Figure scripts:

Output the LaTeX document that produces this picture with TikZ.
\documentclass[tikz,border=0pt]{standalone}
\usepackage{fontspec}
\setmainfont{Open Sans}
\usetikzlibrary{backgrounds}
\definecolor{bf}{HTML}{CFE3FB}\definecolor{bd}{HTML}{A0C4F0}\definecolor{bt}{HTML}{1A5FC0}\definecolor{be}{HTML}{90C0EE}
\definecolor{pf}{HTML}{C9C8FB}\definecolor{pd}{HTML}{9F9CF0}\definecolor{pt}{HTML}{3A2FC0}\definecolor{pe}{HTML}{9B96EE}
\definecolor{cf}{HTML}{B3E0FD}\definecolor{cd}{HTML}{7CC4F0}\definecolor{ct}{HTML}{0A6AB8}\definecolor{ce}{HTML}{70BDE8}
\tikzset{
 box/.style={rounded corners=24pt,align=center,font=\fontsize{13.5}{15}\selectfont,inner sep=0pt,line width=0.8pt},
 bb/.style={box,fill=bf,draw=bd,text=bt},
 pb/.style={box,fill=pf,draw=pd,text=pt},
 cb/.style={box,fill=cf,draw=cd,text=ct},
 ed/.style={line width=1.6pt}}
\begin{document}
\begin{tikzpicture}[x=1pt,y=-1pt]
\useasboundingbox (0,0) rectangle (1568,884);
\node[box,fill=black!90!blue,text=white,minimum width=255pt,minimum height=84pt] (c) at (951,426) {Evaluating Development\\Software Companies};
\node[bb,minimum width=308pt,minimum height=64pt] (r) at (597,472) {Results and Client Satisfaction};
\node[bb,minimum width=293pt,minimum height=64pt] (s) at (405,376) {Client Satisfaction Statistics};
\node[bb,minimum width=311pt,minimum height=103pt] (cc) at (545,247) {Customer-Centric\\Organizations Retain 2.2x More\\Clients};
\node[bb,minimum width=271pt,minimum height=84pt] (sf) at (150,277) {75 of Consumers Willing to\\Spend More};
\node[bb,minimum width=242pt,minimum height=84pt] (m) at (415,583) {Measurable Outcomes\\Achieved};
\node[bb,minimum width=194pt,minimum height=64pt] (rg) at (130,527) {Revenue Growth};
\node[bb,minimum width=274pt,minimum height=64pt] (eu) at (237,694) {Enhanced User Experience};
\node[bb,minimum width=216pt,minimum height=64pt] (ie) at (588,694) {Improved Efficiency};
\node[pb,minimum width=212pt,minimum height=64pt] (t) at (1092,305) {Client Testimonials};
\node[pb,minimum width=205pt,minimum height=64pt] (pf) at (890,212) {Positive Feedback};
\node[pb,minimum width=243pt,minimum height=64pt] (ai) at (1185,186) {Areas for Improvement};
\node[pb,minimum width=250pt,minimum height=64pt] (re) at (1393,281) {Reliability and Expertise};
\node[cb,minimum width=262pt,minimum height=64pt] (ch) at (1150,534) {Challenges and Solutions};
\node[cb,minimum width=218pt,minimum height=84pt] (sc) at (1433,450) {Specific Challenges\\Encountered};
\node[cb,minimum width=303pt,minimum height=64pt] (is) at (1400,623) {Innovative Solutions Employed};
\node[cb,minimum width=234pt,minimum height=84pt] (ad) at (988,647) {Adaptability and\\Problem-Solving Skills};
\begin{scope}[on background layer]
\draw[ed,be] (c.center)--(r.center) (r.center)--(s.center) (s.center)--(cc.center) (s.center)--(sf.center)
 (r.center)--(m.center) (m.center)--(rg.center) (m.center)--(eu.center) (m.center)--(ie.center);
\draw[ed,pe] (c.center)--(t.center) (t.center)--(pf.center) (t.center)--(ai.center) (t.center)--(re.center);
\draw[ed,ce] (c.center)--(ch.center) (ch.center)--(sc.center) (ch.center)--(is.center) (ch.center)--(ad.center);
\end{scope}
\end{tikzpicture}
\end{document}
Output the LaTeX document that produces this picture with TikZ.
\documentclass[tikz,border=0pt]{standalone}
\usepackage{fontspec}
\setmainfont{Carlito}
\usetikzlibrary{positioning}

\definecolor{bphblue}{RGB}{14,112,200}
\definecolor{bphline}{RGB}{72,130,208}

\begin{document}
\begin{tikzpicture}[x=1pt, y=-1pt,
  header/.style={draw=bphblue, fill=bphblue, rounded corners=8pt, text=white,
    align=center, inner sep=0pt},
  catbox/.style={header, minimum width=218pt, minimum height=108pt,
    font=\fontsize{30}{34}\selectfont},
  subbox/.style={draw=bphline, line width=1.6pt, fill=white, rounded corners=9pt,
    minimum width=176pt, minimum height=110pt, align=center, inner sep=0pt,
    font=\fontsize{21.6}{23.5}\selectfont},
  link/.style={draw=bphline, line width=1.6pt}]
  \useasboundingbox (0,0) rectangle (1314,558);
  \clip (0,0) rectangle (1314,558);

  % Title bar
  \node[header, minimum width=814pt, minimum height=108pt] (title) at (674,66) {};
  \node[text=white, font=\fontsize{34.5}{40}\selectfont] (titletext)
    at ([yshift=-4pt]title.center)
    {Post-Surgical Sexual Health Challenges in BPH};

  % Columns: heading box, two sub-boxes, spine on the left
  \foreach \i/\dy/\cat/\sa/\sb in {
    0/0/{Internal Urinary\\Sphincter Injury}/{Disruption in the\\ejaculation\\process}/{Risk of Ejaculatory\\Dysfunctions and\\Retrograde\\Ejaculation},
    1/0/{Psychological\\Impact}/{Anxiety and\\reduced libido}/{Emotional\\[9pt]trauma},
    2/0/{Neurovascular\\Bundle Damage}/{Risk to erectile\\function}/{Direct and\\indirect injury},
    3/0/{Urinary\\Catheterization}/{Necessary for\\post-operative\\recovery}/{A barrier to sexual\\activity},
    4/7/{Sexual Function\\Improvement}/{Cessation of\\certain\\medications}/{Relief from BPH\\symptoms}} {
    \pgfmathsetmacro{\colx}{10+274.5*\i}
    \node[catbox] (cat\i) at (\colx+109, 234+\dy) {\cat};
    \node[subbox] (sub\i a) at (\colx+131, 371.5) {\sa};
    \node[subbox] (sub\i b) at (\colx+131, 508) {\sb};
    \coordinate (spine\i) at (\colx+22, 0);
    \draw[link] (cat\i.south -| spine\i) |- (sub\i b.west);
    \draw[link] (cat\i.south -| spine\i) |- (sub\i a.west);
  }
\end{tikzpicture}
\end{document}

==

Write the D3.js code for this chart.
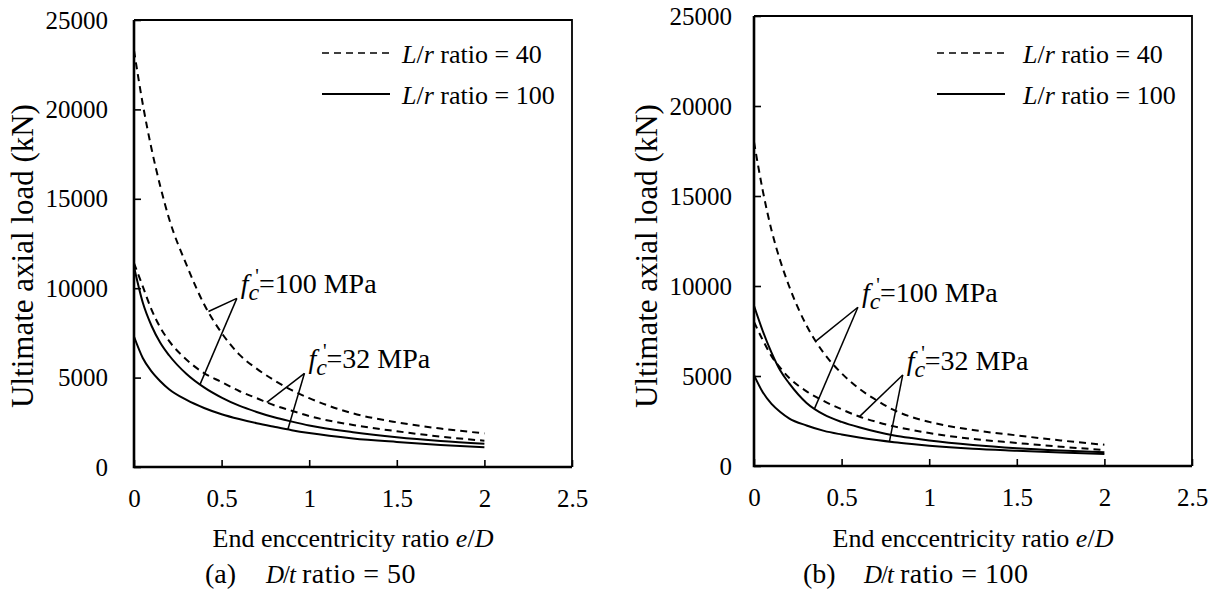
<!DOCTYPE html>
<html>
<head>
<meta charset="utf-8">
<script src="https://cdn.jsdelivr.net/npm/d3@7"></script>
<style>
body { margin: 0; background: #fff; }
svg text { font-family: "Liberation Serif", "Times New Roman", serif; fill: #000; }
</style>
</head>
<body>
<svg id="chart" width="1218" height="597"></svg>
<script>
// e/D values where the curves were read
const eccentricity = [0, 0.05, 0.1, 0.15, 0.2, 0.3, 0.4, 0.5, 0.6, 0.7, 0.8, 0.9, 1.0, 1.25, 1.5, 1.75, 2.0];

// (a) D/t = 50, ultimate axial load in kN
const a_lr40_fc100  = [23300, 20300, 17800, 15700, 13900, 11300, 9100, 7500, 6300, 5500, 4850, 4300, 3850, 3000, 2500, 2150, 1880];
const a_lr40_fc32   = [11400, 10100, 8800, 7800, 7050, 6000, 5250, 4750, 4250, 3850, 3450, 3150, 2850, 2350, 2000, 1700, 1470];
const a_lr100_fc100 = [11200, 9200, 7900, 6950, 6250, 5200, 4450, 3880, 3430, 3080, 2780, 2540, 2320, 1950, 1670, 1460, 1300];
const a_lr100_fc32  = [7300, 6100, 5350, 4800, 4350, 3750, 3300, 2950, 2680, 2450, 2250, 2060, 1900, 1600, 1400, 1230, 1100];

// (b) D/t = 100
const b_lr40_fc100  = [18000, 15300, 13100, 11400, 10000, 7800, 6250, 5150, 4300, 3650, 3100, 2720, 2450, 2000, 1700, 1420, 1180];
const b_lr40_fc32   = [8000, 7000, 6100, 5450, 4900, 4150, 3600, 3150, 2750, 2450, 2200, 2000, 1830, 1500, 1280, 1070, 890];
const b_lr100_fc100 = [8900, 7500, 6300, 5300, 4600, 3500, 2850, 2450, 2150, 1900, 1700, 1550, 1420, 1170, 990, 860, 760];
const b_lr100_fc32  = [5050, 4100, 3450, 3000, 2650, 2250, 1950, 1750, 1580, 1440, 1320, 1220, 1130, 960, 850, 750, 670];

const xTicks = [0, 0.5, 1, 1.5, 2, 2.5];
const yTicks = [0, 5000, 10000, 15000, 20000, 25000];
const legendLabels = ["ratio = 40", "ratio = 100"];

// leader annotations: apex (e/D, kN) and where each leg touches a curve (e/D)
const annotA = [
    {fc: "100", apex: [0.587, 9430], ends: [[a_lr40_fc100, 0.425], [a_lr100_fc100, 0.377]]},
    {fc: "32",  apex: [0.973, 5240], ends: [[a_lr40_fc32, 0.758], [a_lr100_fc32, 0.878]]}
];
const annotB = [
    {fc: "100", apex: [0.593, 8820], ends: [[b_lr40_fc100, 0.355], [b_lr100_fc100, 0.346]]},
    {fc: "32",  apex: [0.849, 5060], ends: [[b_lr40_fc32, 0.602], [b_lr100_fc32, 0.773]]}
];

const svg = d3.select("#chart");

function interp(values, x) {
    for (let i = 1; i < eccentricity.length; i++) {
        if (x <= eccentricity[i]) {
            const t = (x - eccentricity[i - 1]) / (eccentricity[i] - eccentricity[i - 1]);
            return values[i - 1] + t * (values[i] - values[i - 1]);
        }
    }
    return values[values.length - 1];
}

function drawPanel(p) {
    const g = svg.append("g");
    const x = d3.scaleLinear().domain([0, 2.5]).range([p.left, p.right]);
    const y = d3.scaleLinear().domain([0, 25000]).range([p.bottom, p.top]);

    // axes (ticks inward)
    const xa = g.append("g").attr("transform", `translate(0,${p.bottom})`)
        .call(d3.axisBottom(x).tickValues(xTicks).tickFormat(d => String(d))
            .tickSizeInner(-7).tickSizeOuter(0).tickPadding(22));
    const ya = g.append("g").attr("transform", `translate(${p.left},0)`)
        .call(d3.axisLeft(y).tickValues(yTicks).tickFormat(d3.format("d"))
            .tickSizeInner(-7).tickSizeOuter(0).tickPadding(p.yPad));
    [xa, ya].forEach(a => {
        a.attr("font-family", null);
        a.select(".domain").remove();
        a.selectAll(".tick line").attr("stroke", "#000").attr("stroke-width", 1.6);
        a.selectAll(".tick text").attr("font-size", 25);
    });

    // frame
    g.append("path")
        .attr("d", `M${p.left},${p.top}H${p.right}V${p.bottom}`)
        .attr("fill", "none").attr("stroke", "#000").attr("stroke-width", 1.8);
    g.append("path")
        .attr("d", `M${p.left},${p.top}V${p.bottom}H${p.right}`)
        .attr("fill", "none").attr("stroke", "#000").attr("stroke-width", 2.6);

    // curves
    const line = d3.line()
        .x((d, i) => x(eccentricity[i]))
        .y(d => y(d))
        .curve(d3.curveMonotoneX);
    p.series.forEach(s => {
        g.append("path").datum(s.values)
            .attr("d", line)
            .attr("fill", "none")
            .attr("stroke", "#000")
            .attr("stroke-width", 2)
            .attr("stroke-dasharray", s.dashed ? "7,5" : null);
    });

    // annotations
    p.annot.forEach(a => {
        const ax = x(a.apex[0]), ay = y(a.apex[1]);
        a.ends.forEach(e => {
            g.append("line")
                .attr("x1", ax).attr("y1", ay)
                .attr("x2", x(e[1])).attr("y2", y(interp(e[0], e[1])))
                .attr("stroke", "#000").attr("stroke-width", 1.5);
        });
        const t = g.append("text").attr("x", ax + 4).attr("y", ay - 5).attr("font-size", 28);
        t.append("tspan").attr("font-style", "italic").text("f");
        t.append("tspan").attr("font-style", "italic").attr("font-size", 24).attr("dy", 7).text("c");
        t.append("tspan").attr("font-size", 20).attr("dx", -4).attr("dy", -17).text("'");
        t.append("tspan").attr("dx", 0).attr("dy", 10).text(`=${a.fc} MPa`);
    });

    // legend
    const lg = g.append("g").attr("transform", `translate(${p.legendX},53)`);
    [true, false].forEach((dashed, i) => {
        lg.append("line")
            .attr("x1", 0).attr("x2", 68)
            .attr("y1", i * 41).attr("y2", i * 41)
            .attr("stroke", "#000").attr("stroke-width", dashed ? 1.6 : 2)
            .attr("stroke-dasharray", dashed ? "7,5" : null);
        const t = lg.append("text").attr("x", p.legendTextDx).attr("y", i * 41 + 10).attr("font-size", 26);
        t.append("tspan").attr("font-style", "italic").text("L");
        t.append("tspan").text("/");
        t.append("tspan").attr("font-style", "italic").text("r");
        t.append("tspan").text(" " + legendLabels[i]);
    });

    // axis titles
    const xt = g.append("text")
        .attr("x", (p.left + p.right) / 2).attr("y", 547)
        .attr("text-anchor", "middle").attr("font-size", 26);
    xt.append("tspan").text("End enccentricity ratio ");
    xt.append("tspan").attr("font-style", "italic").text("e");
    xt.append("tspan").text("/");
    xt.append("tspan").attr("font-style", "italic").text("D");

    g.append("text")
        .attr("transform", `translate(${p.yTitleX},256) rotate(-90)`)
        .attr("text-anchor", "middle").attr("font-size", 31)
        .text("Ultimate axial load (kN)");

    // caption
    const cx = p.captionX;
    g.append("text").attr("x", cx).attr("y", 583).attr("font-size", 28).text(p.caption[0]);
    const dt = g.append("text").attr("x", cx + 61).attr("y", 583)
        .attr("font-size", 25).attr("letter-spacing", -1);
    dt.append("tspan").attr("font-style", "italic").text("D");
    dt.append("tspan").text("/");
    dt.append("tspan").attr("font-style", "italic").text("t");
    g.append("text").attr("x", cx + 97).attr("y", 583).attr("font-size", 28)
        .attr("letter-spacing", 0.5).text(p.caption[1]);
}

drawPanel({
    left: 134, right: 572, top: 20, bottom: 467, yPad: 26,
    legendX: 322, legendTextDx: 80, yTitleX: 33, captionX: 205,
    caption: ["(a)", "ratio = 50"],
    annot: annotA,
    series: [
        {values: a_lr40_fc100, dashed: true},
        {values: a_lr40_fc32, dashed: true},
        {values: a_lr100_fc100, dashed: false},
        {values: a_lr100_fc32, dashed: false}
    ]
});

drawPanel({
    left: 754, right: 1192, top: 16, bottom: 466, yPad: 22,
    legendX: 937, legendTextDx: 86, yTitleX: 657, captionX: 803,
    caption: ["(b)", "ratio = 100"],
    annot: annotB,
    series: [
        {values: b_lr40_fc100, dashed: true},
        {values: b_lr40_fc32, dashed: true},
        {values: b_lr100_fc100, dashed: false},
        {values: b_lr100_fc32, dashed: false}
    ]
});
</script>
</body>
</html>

SET PROBLEM:
Could you quote, word for word, only the lines from the one containing "Write the D3.js code for this chart." through the one containing "1.5, 1.75, 2.0];", both included, and leave out any pictures?

TASK SOLUTION:
Write the D3.js code for this chart.
<!DOCTYPE html>
<html>
<head>
<meta charset="utf-8">
<script src="https://cdn.jsdelivr.net/npm/d3@7"></script>
<style>
body { margin: 0; background: #fff; }
svg text { font-family: "Liberation Serif", "Times New Roman", serif; fill: #000; }
</style>
</head>
<body>
<svg id="chart" width="1218" height="597"></svg>
<script>
// e/D values where the curves were read
const eccentricity = [0, 0.05, 0.1, 0.15, 0.2, 0.3, 0.4, 0.5, 0.6, 0.7, 0.8, 0.9, 1.0, 1.25, 1.5, 1.75, 2.0];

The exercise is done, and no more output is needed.